A sequential neurologic examination with vital signs should be performed by a trained medical practitioner.
Special Therapy
Patients with neurologic injury often need counseling and benefit from peer support groups.
Radiation therapy has a role for patients with pathologic thoracolumbar fractures to decrease tumor size and burden.
Physical Therapy
Plays a very important role in mobilizing patients after spinal injury, particularly those with neurologic injury
No role for maintenance opiates
First Line
  • Anti-inflammatory medications (as long as no gastrointestinal side effects occur)
  • Enteric-coated aspirin (fewer gastrointestinal side effects)
  • Acetaminophen
Second Line
COX-2 inhibitors (Be aware of changing side-effect profile.)
  • The goal of surgery is to decompress the neural elements and achieve rigid spinal fixation.
  • The surgical approach is surgeon- and injury-pattern-dependent.
    • With the advent of pedicle screws, posterior instrumentation usually is favored because it allows excellent fixation and alignment of the spine without the morbidity associated with the anterior approach.
    • The anterior approach also has an important role in decompression when bone fragment retropulsion is present in the spinal canal.
Routine follow-up is at 2 weeks, 6 weeks, 3 months, 6 months, 1 year, 2 years, and then every 2 years thereafter.
Issues for Referral
  • Patients with chronic pain issues should be referred to a pain medicine specialist.

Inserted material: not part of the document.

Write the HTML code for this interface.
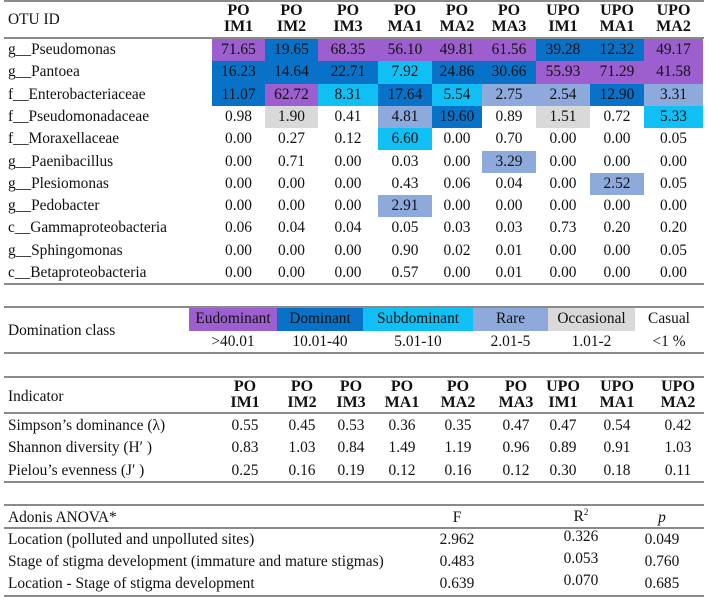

  • Patients with neurologic injury should be followed by a physical medicine and rehabilitation specialist.
    • Neurologic consultation may be obtained if the pattern of neurologic deficit does not correlate with the spinal injury.
  • Physical and occupational therapists also play important roles in recovery.
  • Prognosis depends on injury severity.
  • Neurologically intact patients with low-energy injuries have excellent recovery.
  • Patients with neurologic injury have major issues that may require alteration in their personal and professional lives.
  • Surgical complications include:
    • Infection
    • Neurologic injury
    • Pseudarthrosis
    • Spinal deformity
    • Junctional degeneration and stenosis
    • Chronic pain and disability
  • Skin problems from pressure points on TLSO braces
Patient Monitoring
Patients are monitored for resolution of symptoms, fusion (if arthodesis was performed), and development of any complications.
  • 805.2 Dorsal [thoracic], closed
  • 805.3 Dorsal [thoracic], open
  • 805.4 Lumbar, closed
  • 805.5 Lumbar, open
  • 805.8 Unspecified, closed
  • 805.9 Unspecified, open
Patient Teaching
  • Patients should be educated about:
    • Being aware of progressive motor weakness and bladder/bowel dysfunction
    • The natural history of the condition
Q. Who should care for patients with a thoracolumbar spine fracture dislocation and a major neurologic injury?
A. Patients benefit from a multidisciplinary team composed of orthopaedic surgeons, neurosurgeons, physiatrists, counselors, and others. Many complications may develop, requiring meticulous care.